The first and primary message of the Gospel is “The Kingdom of heaven is at hand.” (Matthew 10:7) What does that mean? It means that God’s Kingdom is not just some far off reality but that it can be and is a present one. Wherever God’s love abides, one gets a taste of the Kingdom. The message of Christ is the message of love—love for God, and love for one another. So, encourage love. Model love, and forgiveness and patience and all the other components of love.
Finally, when Jesus told His disciples “You received without paying, give without pay,” (Matthew 10:8), He was telling them to serve. Because to truly serve, one does not profit material gain. What did we receive without paying? Our gifts and our talents that came directly from God. A good disciple uses whatever God has blessed him or her with in the service of others.

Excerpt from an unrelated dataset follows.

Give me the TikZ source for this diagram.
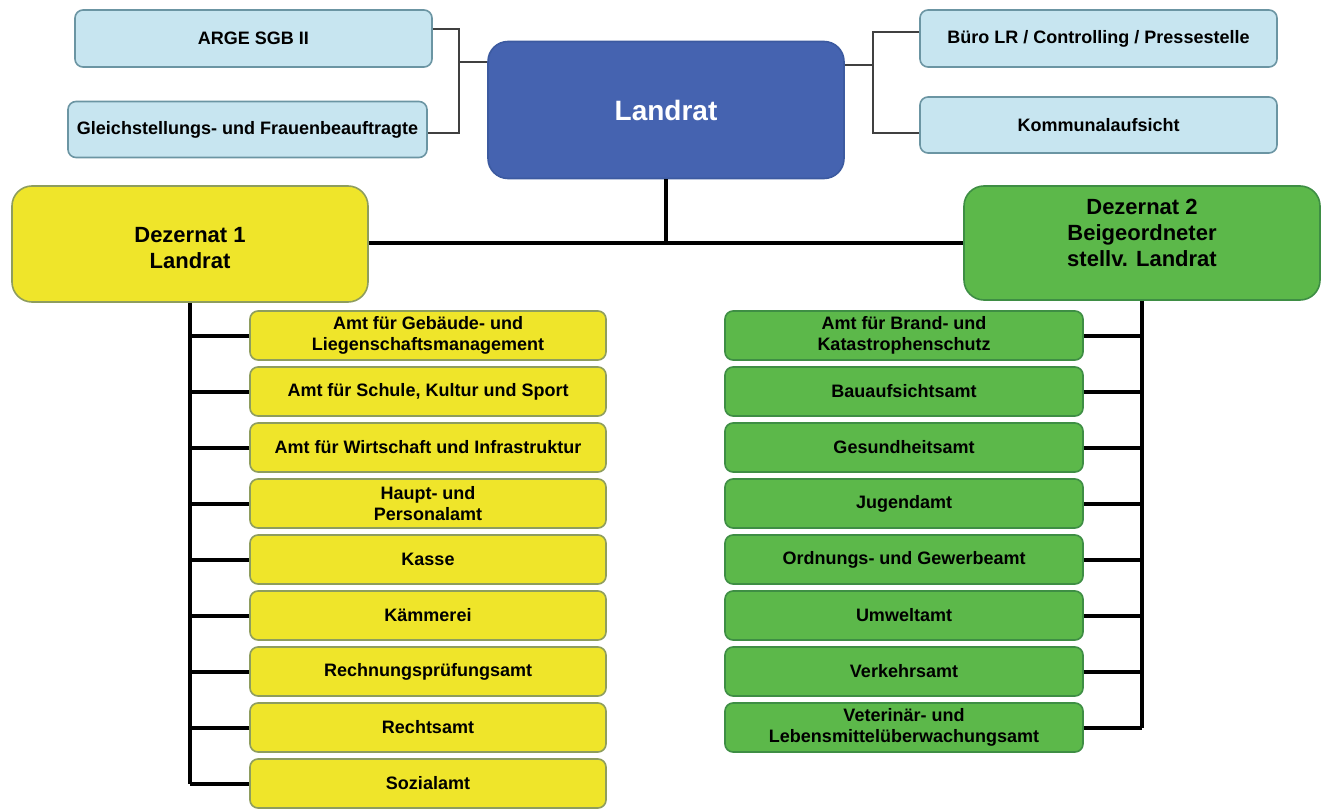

We are all called to be disciples. We are all called to act like the disciples. Use your talents to heal the lost and embrace the lonely. Model love and you’ll spread the message. Use your faith in concert with God’s grace and your life can have the same effect on others that the original twelve had on the world.
O Disciples of the Savior, you saved the world; for you traveled all over it and illumined peoples, and by your teachings you burned up the delusion of the idols like kindling, and you dragged up the Gentiles from the deep of ignorance to divine knowledge. And now, interceded with Christ, that He be merciful to us on Judgment Day. (Doxastikon, Orthros of the Holy Apostles, Trans. by Fr. Seraphim Dedes)
Every saint has a past. Every sinner has a future. Whatever may be in your past, start your future today. Be a good disciple today, and you can become a saint tomorrow!